How to Affair-Proof your Relationship
In my last post, I reflected on why affairs happen.
I am no psychologist, but I’ve seen that one big factor is feeling that you’re being taken for granted. Often, one steps outside the boundaries of commitment to prove a point to oneself; to feel wanted, loved and respected.
So, I jotted down some thoughts on how to create those elements in your committed relationship, so that your partner wants to stay, not stray.
- He leaves the toothpaste tube open and the toilet seat up? Don’t bicker over small things: accept your partner’s little habits and idiosyncracies as part of who he/she is .
- Remember to say Thanks. Just because you are hitched now, you should not take the other person’s acts of thoughtfulness for granted. Let him know you appreciate it.
- Remember to give regular boosts to your spouse’s self-esteem.
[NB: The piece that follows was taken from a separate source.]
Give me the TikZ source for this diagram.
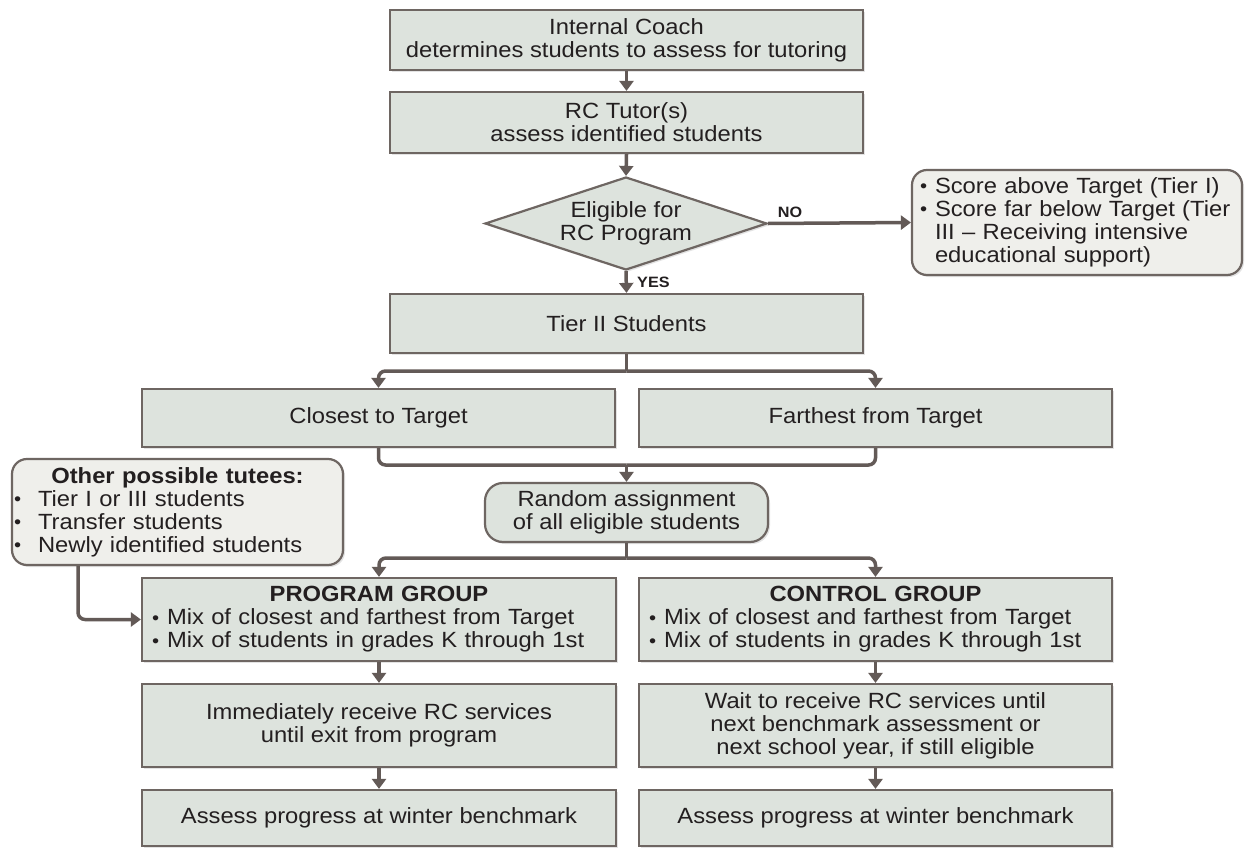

Tell him how good he looks, how well she dresses, and how wonderful you feel when you are together.
- Stop asking ‘why only me,’ or saying ‘now it’s your turn so you do it.’ Do you always want to be right, or do you want some loving?
- Don’t try to be a doormat or a martyr or the boss. A marriage or romantic relationship is different from others because it is a partnership—it works great if you meet each other half-way.
Do add your own advice and insights–there’s a lot of us out there who need Rx for rocky relationships!